- _Exercise requirements_: Write out the material exactly, with the pictures left out.
• • •
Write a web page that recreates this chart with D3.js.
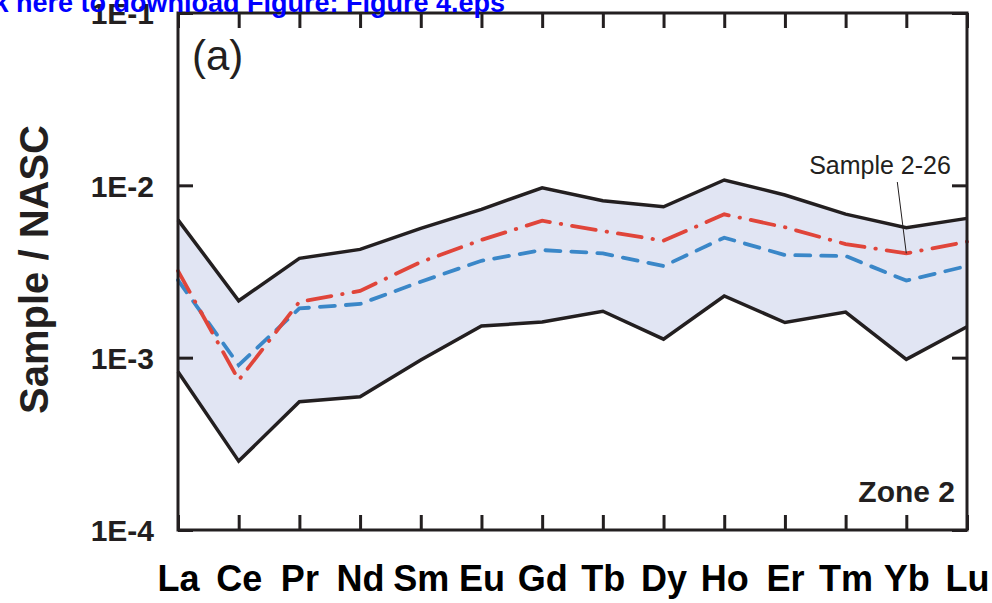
<!DOCTYPE html>
<html>
<head>
<meta charset="utf-8">
<script src="https://cdn.jsdelivr.net/npm/d3@7"></script>
<style>
  body { margin: 0; background: #fff; }
  text { font-family: "Liberation Sans", Arial, sans-serif; }
</style>
</head>
<body>
<div id="chart"></div>
<script>
// REE pattern, Zone 2
const elements = ["La","Ce","Pr","Nd","Sm","Eu","Gd","Tb","Dy","Ho","Er","Tm","Yb","Lu"];
const upperBound = [0.0063,0.00214,0.00377,0.00425,0.00563,0.00726,0.00968,0.00814,0.00751,0.01074,0.00879,0.00681,0.00568,0.00643];
const lowerBound = [0.000828,0.000251,0.000555,0.000593,0.000969,0.001525,0.00161,0.00186,0.00128,0.00228,0.0016,0.00184,0.000977,0.00151];
const sample226  = [0.00319,0.000741,0.00211,0.00244,0.00359,0.00482,0.00623,0.00543,0.00477,0.00679,0.00571,0.00456,0.00403,0.00471];
const meanZone   = [0.00282,0.000906,0.00193,0.00205,0.00276,0.00365,0.00421,0.00403,0.0034,0.00497,0.00394,0.00389,0.0028,0.0034];
const yTicks = [1e-1, 1e-2, 1e-3, 1e-4];
const yTickLabels = ["1E-1","1E-2","1E-3","1E-4"];

const W = 992, H = 603;
const box = { left: 178, right: 967, top: 13, bottom: 530 };
const ink = "#231f20";

const svg = d3.select("#chart").append("svg")
  .attr("width", W).attr("height", H);

const x = d3.scalePoint().domain(elements).range([box.left, box.right]).padding(0);
const y = d3.scaleLog().domain([1e-4, 1e-1]).range([box.bottom, box.top]);

const rows = elements.map((e, i) => ({
  el: e, hi: upperBound[i], lo: lowerBound[i], s: sample226[i], m: meanZone[i]
}));

// shaded range
svg.append("path")
  .datum(rows)
  .attr("fill", "#e1e5f3")
  .attr("d", d3.area().x(d => x(d.el)).y0(d => y(d.lo)).y1(d => y(d.hi)));

// blue dashed line
svg.append("path")
  .datum(rows)
  .attr("fill", "none")
  .attr("stroke", "#3a87c8")
  .attr("stroke-width", 3.8)
  .attr("stroke-linecap", "round")
  .attr("stroke-dasharray", "15,11")
  .attr("d", d3.line().x(d => x(d.el)).y(d => y(d.m)));

// red dash-dot line (Sample 2-26)
svg.append("path")
  .datum(rows)
  .attr("fill", "none")
  .attr("stroke", "#e0453a")
  .attr("stroke-width", 3.8)
  .attr("stroke-linecap", "round")
  .attr("stroke-dasharray", "24,11,0.5,11")
  .attr("d", d3.line().x(d => x(d.el)).y(d => y(d.s)));

// black envelope lines
["hi","lo"].forEach(k => {
  svg.append("path")
    .datum(rows)
    .attr("fill", "none")
    .attr("stroke", ink)
    .attr("stroke-width", 3.5)
    .attr("d", d3.line().x(d => x(d.el)).y(d => y(d[k])));
});

// axes: inward ticks on all four sides
function styleAxis(g) {
  g.select(".domain").remove();
  g.selectAll(".tick line").attr("stroke", ink).attr("stroke-width", 3);
}

svg.append("g")
  .attr("transform", `translate(0,${box.bottom})`)
  .call(d3.axisBottom(x).tickSize(-15).tickPadding(35))
  .call(styleAxis)
  .call(g => g.selectAll(".tick text")
    .attr("fill", "#000")
    .style("font-size", "36px")
    .style("font-weight", "bold"));

svg.append("g")
  .attr("transform", `translate(0,${box.top})`)
  .call(d3.axisTop(x).tickSize(-15).tickFormat(""))
  .call(styleAxis);

svg.append("g")
  .attr("transform", `translate(${box.left},0)`)
  .call(d3.axisLeft(y).tickValues(yTicks).tickSize(-15).tickPadding(24)
    .tickFormat((d, i) => yTickLabels[i]))
  .call(styleAxis)
  .call(g => g.selectAll(".tick text")
    .attr("fill", ink)
    .attr("dy", "0.36em")
    .style("font-size", "30px")
    .style("font-weight", "bold"));

svg.append("g")
  .attr("transform", `translate(${box.right},0)`)
  .call(d3.axisRight(y).tickValues(yTicks).tickSize(-15).tickFormat(""))
  .call(styleAxis);

// frame
svg.append("rect")
  .attr("x", box.left).attr("y", box.top)
  .attr("width", box.right - box.left).attr("height", box.bottom - box.top)
  .attr("fill", "none").attr("stroke", ink).attr("stroke-width", 3);

// y title
svg.append("text")
  .attr("transform", `translate(48,${(box.top + box.bottom) / 2 - 2}) rotate(-90)`)
  .attr("text-anchor", "middle")
  .attr("fill", ink)
  .style("font-size", "40px")
  .style("font-weight", "bold")
  .text("Sample / NASC");

// panel letter and zone label
svg.append("text")
  .attr("x", 192).attr("y", 70)
  .attr("fill", ink)
  .style("font-size", "42px")
  .text("(a)");

svg.append("text")
  .attr("x", 955).attr("y", 502)
  .attr("text-anchor", "end")
  .attr("fill", ink)
  .style("font-size", "30px")
  .style("font-weight", "bold")
  .text("Zone 2");

// annotation
const ybIdx = elements.indexOf("Yb");
svg.append("line")
  .attr("x1", x("Yb") - 9).attr("y1", 182)
  .attr("x2", x("Yb")).attr("y2", y(sample226[ybIdx]))
  .attr("stroke", ink).attr("stroke-width", 1);
svg.append("text")
  .attr("x", 880).attr("y", 174)
  .attr("text-anchor", "middle")
  .attr("fill", ink)
  .style("font-size", "25px")
  .text("Sample 2-26");

// download link banner, clipped at the top-left
svg.append("text")
  .attr("x", 505).attr("y", 12)
  .attr("text-anchor", "end")
  .attr("fill", "#0000ff")
  .style("font-size", "27px")
  .style("font-weight", "bold")
  .text("Click here to download Figure: Figure 4.eps");
</script>
</body>
</html>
• • •
- _Exercise answer_:
Write a web page that recreates this chart with D3.js.
<!DOCTYPE html>
<html>
<head>
<meta charset="utf-8">
<script src="https://cdn.jsdelivr.net/npm/d3@7"></script>
<style>
  body { margin: 0; background: #fff; }
  text { font-family: "Liberation Sans", Arial, sans-serif; }
</style>
</head>
<body>
<div id="chart"></div>
<script>
// REE pattern, Zone 2
const elements = ["La","Ce","Pr","Nd","Sm","Eu","Gd","Tb","Dy","Ho","Er","Tm","Yb","Lu"];
const upperBound = [0.0063,0.00214,0.00377,0.00425,0.00563,0.00726,0.00968,0.00814,0.00751,0.01074,0.00879,0.00681,0.00568,0.00643];
const lowerBound = [0.000828,0.000251,0.000555,0.000593,0.000969,0.001525,0.00161,0.00186,0.00128,0.00228,0.0016,0.00184,0.000977,0.00151];
const sample226  = [0.00319,0.000741,0.00211,0.00244,0.00359,0.00482,0.00623,0.00543,0.00477,0.00679,0.00571,0.00456,0.00403,0.00471];
const meanZone   = [0.00282,0.000906,0.00193,0.00205,0.00276,0.00365,0.00421,0.00403,0.0034,0.00497,0.00394,0.00389,0.0028,0.0034];
const yTicks = [1e-1, 1e-2, 1e-3, 1e-4];
const yTickLabels = ["1E-1","1E-2","1E-3","1E-4"];

const W = 992, H = 603;
const box = { left: 178, right: 967, top: 13, bottom: 530 };
const ink = "#231f20";

const svg = d3.select("#chart").append("svg")
  .attr("width", W).attr("height", H);

const x = d3.scalePoint().domain(elements).range([box.left, box.right]).padding(0);
const y = d3.scaleLog().domain([1e-4, 1e-1]).range([box.bottom, box.top]);

const rows = elements.map((e, i) => ({
  el: e, hi: upperBound[i], lo: lowerBound[i], s: sample226[i], m: meanZone[i]
}));

// shaded range
svg.append("path")
  .datum(rows)
  .attr("fill", "#e1e5f3")
  .attr("d", d3.area().x(d => x(d.el)).y0(d => y(d.lo)).y1(d => y(d.hi)));

// blue dashed line
svg.append("path")
  .datum(rows)
  .attr("fill", "none")
  .attr("stroke", "#3a87c8")
  .attr("stroke-width", 3.8)
  .attr("stroke-linecap", "round")
  .attr("stroke-dasharray", "15,11")
  .attr("d", d3.line().x(d => x(d.el)).y(d => y(d.m)));

// red dash-dot line (Sample 2-26)
svg.append("path")
  .datum(rows)
  .attr("fill", "none")
  .attr("stroke", "#e0453a")
  .attr("stroke-width", 3.8)
  .attr("stroke-linecap", "round")
  .attr("stroke-dasharray", "24,11,0.5,11")
  .attr("d", d3.line().x(d => x(d.el)).y(d => y(d.s)));

// black envelope lines
["hi","lo"].forEach(k => {
  svg.append("path")
    .datum(rows)
    .attr("fill", "none")
    .attr("stroke", ink)
    .attr("stroke-width", 3.5)
    .attr("d", d3.line().x(d => x(d.el)).y(d => y(d[k])));
});

// axes: inward ticks on all four sides
function styleAxis(g) {
  g.select(".domain").remove();
  g.selectAll(".tick line").attr("stroke", ink).attr("stroke-width", 3);
}

svg.append("g")
  .attr("transform", `translate(0,${box.bottom})`)
  .call(d3.axisBottom(x).tickSize(-15).tickPadding(35))
  .call(styleAxis)
  .call(g => g.selectAll(".tick text")
    .attr("fill", "#000")
    .style("font-size", "36px")
    .style("font-weight", "bold"));

svg.append("g")
  .attr("transform", `translate(0,${box.top})`)
  .call(d3.axisTop(x).tickSize(-15).tickFormat(""))
  .call(styleAxis);

svg.append("g")
  .attr("transform", `translate(${box.left},0)`)
  .call(d3.axisLeft(y).tickValues(yTicks).tickSize(-15).tickPadding(24)
    .tickFormat((d, i) => yTickLabels[i]))
  .call(styleAxis)
  .call(g => g.selectAll(".tick text")
    .attr("fill", ink)
    .attr("dy", "0.36em")
    .style("font-size", "30px")
    .style("font-weight", "bold"));

svg.append("g")
  .attr("transform", `translate(${box.right},0)`)
  .call(d3.axisRight(y).tickValues(yTicks).tickSize(-15).tickFormat(""))
  .call(styleAxis);

// frame
svg.append("rect")
  .attr("x", box.left).attr("y", box.top)
  .attr("width", box.right - box.left).attr("height", box.bottom - box.top)
  .attr("fill", "none").attr("stroke", ink).attr("stroke-width", 3);

// y title
svg.append("text")
  .attr("transform", `translate(48,${(box.top + box.bottom) / 2 - 2}) rotate(-90)`)
  .attr("text-anchor", "middle")
  .attr("fill", ink)
  .style("font-size", "40px")
  .style("font-weight", "bold")
  .text("Sample / NASC");

// panel letter and zone label
svg.append("text")
  .attr("x", 192).attr("y", 70)
  .attr("fill", ink)
  .style("font-size", "42px")
  .text("(a)");

svg.append("text")
  .attr("x", 955).attr("y", 502)
  .attr("text-anchor", "end")
  .attr("fill", ink)
  .style("font-size", "30px")
  .style("font-weight", "bold")
  .text("Zone 2");

// annotation
const ybIdx = elements.indexOf("Yb");
svg.append("line")
  .attr("x1", x("Yb") - 9).attr("y1", 182)
  .attr("x2", x("Yb")).attr("y2", y(sample226[ybIdx]))
  .attr("stroke", ink).attr("stroke-width", 1);
svg.append("text")
  .attr("x", 880).attr("y", 174)
  .attr("text-anchor", "middle")
  .attr("fill", ink)
  .style("font-size", "25px")
  .text("Sample 2-26");

// download link banner, clipped at the top-left
svg.append("text")
  .attr("x", 505).attr("y", 12)
  .attr("text-anchor", "end")
  .attr("fill", "#0000ff")
  .style("font-size", "27px")
  .style("font-weight", "bold")
  .text("Click here to download Figure: Figure 4.eps");
</script>
</body>
</html>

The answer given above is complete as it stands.